Designs in the strings, gauntlets, necklaces and belts of wampum served as a device for remembering events and legends. The beads’ colors also held their own messages: White beads signify energy and brightness, while the purple beads denote solemnity or sorrow.

Hiawatha Belt

The Hiawatha belt may be the oldest wampum belt in existence, and the seriousness of its subject matter – the formation of the Confederacy of the Five Nations – is shown by the purple background, while the energy of the Tree of Peace and each of the member nations is shown in the white design. The Hiawatha Belt forms the basis of the flag of the Haudenosaunee Confederacy.

Two-Row Wampum

The Two-Row wampum codified an alliance between the Haudenosaunee and the Dutch in the early 1600s.

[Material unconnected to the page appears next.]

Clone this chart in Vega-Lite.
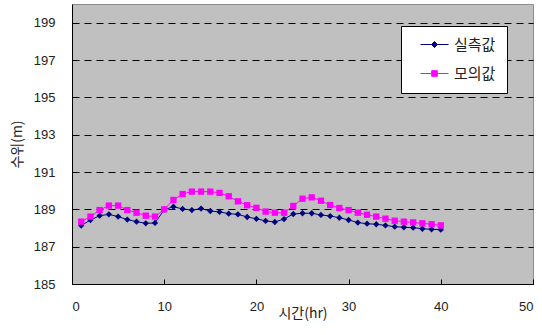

The white shells symbolize the purity of the agreement and represent a river. Three beads of white wampum separate the purple rows, and those three beads represent peace, friendship and respect. The two rows of purple, which “have the spirit of your ancestors and mine,” symbolize two vessels traveling the river together, one for the Indian people and one for the non-native people. “We shall each travel the river together, side by side, but in our own boat. Neither of us will try to steer the other’s vessel.”

The George Washington Belt

Also known as the Covenant Chain belt, this wampum belt is often identified with the 1794 Treaty of Canandaigua, although historians believe it probably was given to the Six Nations at a treaty signing in 1789. The belt features a longhouse flanked by two smaller human figures, with 13 larger human figures stretching out to each side to represent the original 13 colonies. Each human figure is connected to the next via a wampum chain, representing an unbreakable alliance.

Oneida Nation Belt

The rectangle shapes of the Oneida Belt depict the Six Nations of the Haudenosauee Confederacy and the diamond shapes depict the council fires of each Nation.